Redeeming Filth offers ten brutal death metal outbursts showcasing the talents of founding bassist Martin Schulman (Demonical, Interment), who is joined by drummer Kennet Englund (Interment, Dellamorte) – originally a member of Centinex between 1999 and 2003 – and new acquisitions; vocalist Alexander Högbom (October Tide, Spasmodic, Vulturyon) and guitarist Sverker Widgren (Demonical, Diabolical).
Redeeming Filth is the ninth episode in the career of Centinex, and it’s an album that is keen to transport us back to the old school death metal scene. The press release for this album states that the record is “influenced and inspired by the early 90s classic Florida scene” and “picks up the spirit from the 1992 debut Subconscious Lobotomy”, and I’d tend to agree with this bold statement.
This is very much heavyweight death metal of varying pace, but comfortable in whichever guise it takes. With the opening track ‘When Bodies Are Deformed’ it’s a case of battening down the hatches and prepare for all that aggression that has been pent up for so long. Alexander Högbom gives the impression that he’s been with Centinex for a long time; his loose, phlegm-ridden cough is one that barks in belligerent fashion over the sturdy axe-work and juddering drum jolts.
Thankfully, this is death metal that doesn’t exist by ripping off the old gods, but instead it makes a hefty nod. I’m also relieved that in spite of being Swedish that the quartet hasn’t simply resorted to aping that old chainsaw-styled Entombed guitar sound; so what we get are faster moments of rancid gloom melted with equally foetid slower segments of damp doom.
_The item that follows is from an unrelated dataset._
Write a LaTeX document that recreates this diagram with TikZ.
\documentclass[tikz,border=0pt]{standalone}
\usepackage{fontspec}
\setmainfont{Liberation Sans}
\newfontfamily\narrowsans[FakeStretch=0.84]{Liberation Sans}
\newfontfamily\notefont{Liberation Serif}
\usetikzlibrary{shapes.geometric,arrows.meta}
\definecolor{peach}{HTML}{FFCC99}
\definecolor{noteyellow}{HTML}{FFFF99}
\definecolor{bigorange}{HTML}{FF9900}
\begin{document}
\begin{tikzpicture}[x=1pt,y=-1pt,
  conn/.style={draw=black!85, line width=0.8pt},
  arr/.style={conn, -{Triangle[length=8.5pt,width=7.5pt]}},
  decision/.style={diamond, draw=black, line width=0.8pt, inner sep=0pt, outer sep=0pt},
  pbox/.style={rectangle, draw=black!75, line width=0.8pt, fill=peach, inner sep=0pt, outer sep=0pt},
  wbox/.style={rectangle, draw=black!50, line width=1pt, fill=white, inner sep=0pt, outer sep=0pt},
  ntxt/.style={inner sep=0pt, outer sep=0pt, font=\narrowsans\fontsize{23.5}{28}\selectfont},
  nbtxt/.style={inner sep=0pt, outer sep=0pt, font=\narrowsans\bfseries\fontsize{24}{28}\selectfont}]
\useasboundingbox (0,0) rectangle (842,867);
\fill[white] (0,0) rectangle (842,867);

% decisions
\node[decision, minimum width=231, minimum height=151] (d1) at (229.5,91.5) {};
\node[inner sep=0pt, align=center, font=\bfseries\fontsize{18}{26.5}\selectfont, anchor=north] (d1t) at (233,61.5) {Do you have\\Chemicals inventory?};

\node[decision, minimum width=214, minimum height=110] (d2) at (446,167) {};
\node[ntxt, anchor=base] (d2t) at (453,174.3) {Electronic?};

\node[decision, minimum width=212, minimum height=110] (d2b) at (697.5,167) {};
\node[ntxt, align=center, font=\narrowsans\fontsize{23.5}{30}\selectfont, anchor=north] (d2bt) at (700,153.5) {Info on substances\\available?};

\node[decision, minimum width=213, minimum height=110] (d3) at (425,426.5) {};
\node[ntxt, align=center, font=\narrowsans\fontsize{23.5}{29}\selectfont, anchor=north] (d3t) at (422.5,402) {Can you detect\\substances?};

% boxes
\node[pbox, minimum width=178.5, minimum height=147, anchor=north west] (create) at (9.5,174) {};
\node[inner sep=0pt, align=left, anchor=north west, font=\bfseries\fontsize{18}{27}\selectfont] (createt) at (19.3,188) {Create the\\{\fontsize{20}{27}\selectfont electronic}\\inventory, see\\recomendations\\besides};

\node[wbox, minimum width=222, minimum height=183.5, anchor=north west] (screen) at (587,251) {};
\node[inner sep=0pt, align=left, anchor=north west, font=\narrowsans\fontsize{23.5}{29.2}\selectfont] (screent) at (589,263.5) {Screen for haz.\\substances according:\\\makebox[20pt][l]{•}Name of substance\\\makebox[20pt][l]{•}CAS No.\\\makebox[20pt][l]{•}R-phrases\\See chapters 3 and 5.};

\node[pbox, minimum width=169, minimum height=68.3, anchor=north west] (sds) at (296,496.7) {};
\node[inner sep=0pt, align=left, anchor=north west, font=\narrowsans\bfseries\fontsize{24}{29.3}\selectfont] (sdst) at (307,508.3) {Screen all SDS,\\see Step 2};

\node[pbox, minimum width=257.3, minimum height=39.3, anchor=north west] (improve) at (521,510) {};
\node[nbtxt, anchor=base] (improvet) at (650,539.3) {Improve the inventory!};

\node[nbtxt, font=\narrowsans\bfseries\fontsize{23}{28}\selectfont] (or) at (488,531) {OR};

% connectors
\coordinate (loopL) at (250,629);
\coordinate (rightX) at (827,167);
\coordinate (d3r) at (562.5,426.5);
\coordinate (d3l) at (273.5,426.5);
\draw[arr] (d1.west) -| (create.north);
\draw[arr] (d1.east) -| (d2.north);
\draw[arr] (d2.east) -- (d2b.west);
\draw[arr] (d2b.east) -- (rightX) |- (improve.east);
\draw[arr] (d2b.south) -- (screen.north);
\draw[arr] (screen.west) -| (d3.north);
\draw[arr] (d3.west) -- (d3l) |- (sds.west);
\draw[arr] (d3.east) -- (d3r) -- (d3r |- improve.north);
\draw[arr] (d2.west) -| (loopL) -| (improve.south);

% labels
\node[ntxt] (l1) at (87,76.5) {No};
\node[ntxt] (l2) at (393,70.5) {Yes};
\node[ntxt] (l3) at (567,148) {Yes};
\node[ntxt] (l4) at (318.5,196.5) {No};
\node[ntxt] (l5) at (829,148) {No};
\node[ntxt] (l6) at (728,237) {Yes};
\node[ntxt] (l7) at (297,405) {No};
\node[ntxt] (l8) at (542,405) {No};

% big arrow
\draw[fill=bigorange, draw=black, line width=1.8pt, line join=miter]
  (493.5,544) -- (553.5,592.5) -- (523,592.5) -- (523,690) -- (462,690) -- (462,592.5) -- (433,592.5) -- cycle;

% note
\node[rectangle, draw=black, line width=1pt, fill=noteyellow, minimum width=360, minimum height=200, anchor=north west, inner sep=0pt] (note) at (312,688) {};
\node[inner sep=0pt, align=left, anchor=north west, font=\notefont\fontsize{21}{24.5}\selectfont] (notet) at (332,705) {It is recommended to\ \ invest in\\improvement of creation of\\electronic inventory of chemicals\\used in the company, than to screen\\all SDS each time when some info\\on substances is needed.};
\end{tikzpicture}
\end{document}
This is nowhere more apparent than on the ghoulish strains of ‘Moist Purple Skin’ which revels in its slower aches of sickness and sin, ballooned by that juggernaut guitar sound and thunderous drum quake before returning back to that effortless shudder of pacey groove.
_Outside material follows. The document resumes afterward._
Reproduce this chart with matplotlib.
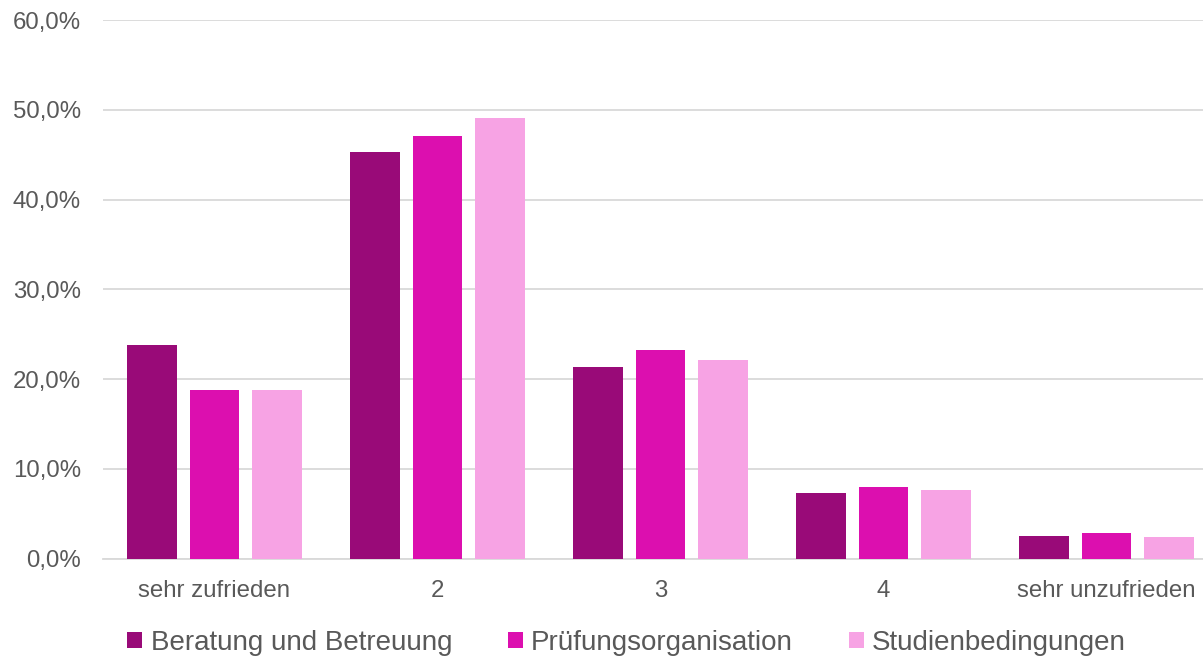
import matplotlib.pyplot as plt
import numpy as np
from matplotlib.patches import Patch
from matplotlib.ticker import FuncFormatter

plt.rcParams["font.family"] = ["Liberation Sans", "DejaVu Sans"]

categories = ["sehr zufrieden", "2", "3", "4", "sehr unzufrieden"]
series_names = ["Beratung und Betreuung", "Prüfungsorganisation", "Studienbedingungen"]
beratung = [23.8, 45.3, 21.3, 7.3, 2.5]
pruefung = [18.8, 47.1, 23.3, 8.0, 2.9]
studien = [18.8, 49.1, 22.1, 7.6, 2.4]
colors = ["#990A78", "#DC0FAF", "#F7A3E4"]

TEXT = "#595959"
GRID = "#D9D9D9"

fig = plt.figure(figsize=(12.03, 6.56), dpi=100)
ax = fig.add_axes([103 / 1203, 97.3 / 656, 1100 / 1203, 538.7 / 656])

x = np.arange(len(categories))
offset, width = 0.28, 0.222
for i, (vals, col) in enumerate(zip([beratung, pruefung, studien], colors)):
    ax.bar(x + (i - 1) * offset, vals, width, color=col, zorder=3)

ax.set_xlim(-0.5, 4.433)
ax.set_ylim(0, 60)
ax.set_yticks(np.arange(0, 61, 10))
ax.yaxis.set_major_formatter(FuncFormatter(lambda v, _: f"{v:.1f}%".replace(".", ",")))
ax.set_xticks(x)
ax.set_xticklabels(categories)

ax.grid(axis="y", color=GRID, linewidth=1.3, zorder=0)
for side in ["top", "right", "left"]:
    ax.spines[side].set_visible(False)
ax.spines["bottom"].set_color(GRID)
ax.spines["bottom"].set_linewidth(1.3)
ax.tick_params(axis="both", length=0, labelsize=17.3, colors=TEXT)
ax.tick_params(axis="y", pad=16)
ax.tick_params(axis="x", pad=15)

handles = [Patch(facecolor=c, edgecolor="none") for c in colors]
fig.legend(handles, series_names, loc="center", bbox_to_anchor=(0.5208, 0.02),
           ncol=3, frameon=False, fontsize=20, labelcolor=TEXT,
           handlelength=0.55, handleheight=0.55, handletextpad=0.3,
           columnspacing=2.0, borderpad=0, borderaxespad=0)

fig.savefig("out.png", dpi=100)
The short but effective ‘Death Glance’ begins in typical old school death metal fashion with that lumbering air of menace before upping its tempo in sickly fashion to become bolstered by that foundation of booming drum and dense riffage. And this is the theme which Centinex follows throughout; a formula which has worked for so many over the years in that combination of mouldy mid-tempo madness and groovier, aggressive streaks.
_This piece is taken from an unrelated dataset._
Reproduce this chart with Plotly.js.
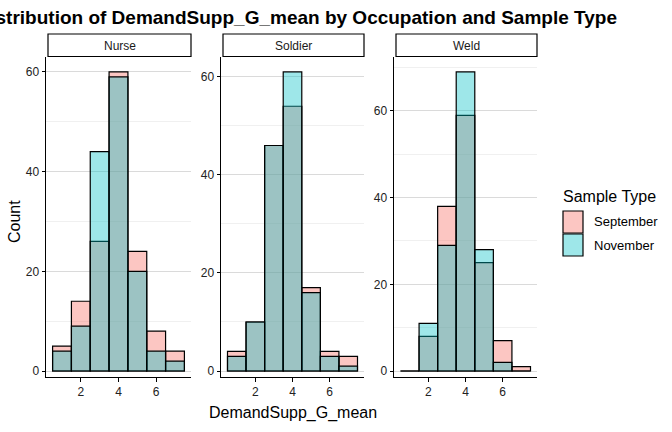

Of the ten tracks spat out, one can hardly ignore the devastating chug of ‘Stone Of Choice’ with its gravelly vocal delivery, while ‘Bloodraze’ approaches with aching gloom before finally finding its pace of choice of raging drums and frantic guitar melody, all the while being splattered by those barking orders.
Of course, there is still that Swedish element to all of the tracks but it doesn’t handicap the band or make them in any way generic. While hordes of bands are suffering at the hands of originality these veterans are merely doing what they’ve always done; churning out top-notch death metal that reaches its vile peak with the brooding darkness of ‘Dead, Buried And Forgotten’ and album closer ‘Eye Sockets Empty’, which goes for the throat as a monstrous groove from the grave.
For those of you who doubted that Centinex could return with a vengeance, Redeeming Filth is proof that the old ones are the best.